Le Comité d'enquête, puissant organe russe, a lui affirmé jeudi que les informations collectées par Laurent Vinatier, "si elles sont obtenues par des sources étrangères, pourraient être utilisées contre la sécurité de l'État" russe, ce qui pourrait théoriquement conduire à d'autres poursuites.

Selon des sources interrogées par l'AFP, l'intéressé, âgé de 47 ans, travaillait depuis de longues années sur le conflit entre la Russie et l'Ukraine, avant même l'assaut de février 2022, dans le cadre de discrets efforts diplomatiques en parallèle des États.

L'employeur de ce Français, l'ONG suisse Centre pour le dialogue humanitaire (HD), a demandé jeudi sa "libération". Et le président français Emmanuel Macron a martelé que l'intéressé n'était "en aucun cas (...) quelqu'un qui travaillait, qui travaille pour la France".

Les médiateurs d'ONG comme HD travaillent dans la confidentialité et hors des carcans de la diplomatie classique, ce qui permet des contacts informels entre adversaires mais cela peut aussi exposer ces acteurs à des accusations d'espionnage.

L'arrestation du Français intervient en pleines tensions russo-françaises, justement du fait de l'Ukraine.
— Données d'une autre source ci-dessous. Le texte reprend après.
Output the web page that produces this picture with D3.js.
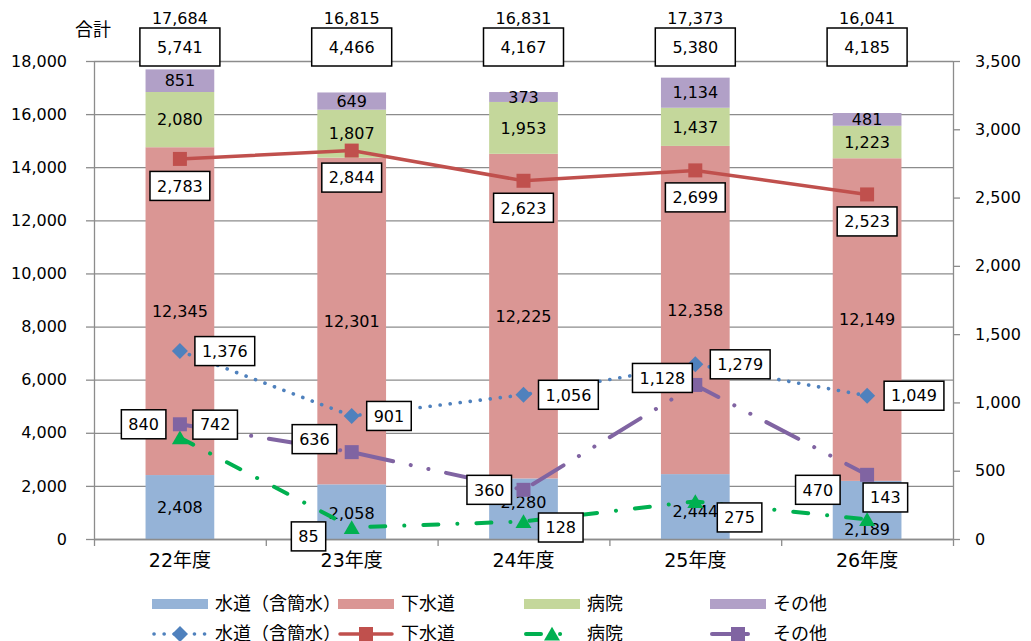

Paris s'efforce de convaincre ses alliés de dépêcher des instructeurs militaires dans ce pays pour former les soldats ukrainiens, en difficulté face aux forces russes. Emmanuel Macron a également évoqué l'envoi de troupes, suscitant la colère du Kremlin et de nouvelles menaces d'escalade.

Tensions avec Paris et Berne

En outre, cette arrestation est intervenue au lendemain de l'interpellation en région parisienne d'un Russo-Ukrainien soupçonné d'avoir projeté une action violente en France, à moins de deux mois du début des Jeux olympiques à Paris.

La Russie est aussi soupçonnée de multiples actions d'ingérence, d'intimidation ou de désinformation, des accusations qu'elle rejette.

La Russie détient plusieurs Américains dans ses prisons et est accusée de procéder à de telles arrestations pour ensuite négocier des échanges afin de libérer ses agents. C'est le cas du journaliste américain Evan Gershkovich, accusé d'espionnage malgré ses dénégations, celles de ses proches, de son pays et de son employeur. Moscou semble vouloir l'échanger contre un homme condamné en Allemagne pour avoir commis un assassinat pour le compte des services secrets russes.

La Suisse et la Russie entretiennent aussi des relations difficiles du fait de l'Ukraine. Le Kremlin considère que la Confédération helvétique ne respecte pas sa sacro-sainte neutralité car elle a adopté les sanctions européennes et accueille les 15-16 juin un sommet de la paix, à la demande de Kiev, tout en en excluant la Russie.

Les responsables russes accusent la Suisse d'"avoir perdu toute crédibilité en tant que pays neutre et vilipendent la conférence du Bürgenstock. Faut-il voir un lien avec cette arrestation ?", s'interroge le quotidien suisse Le Temps.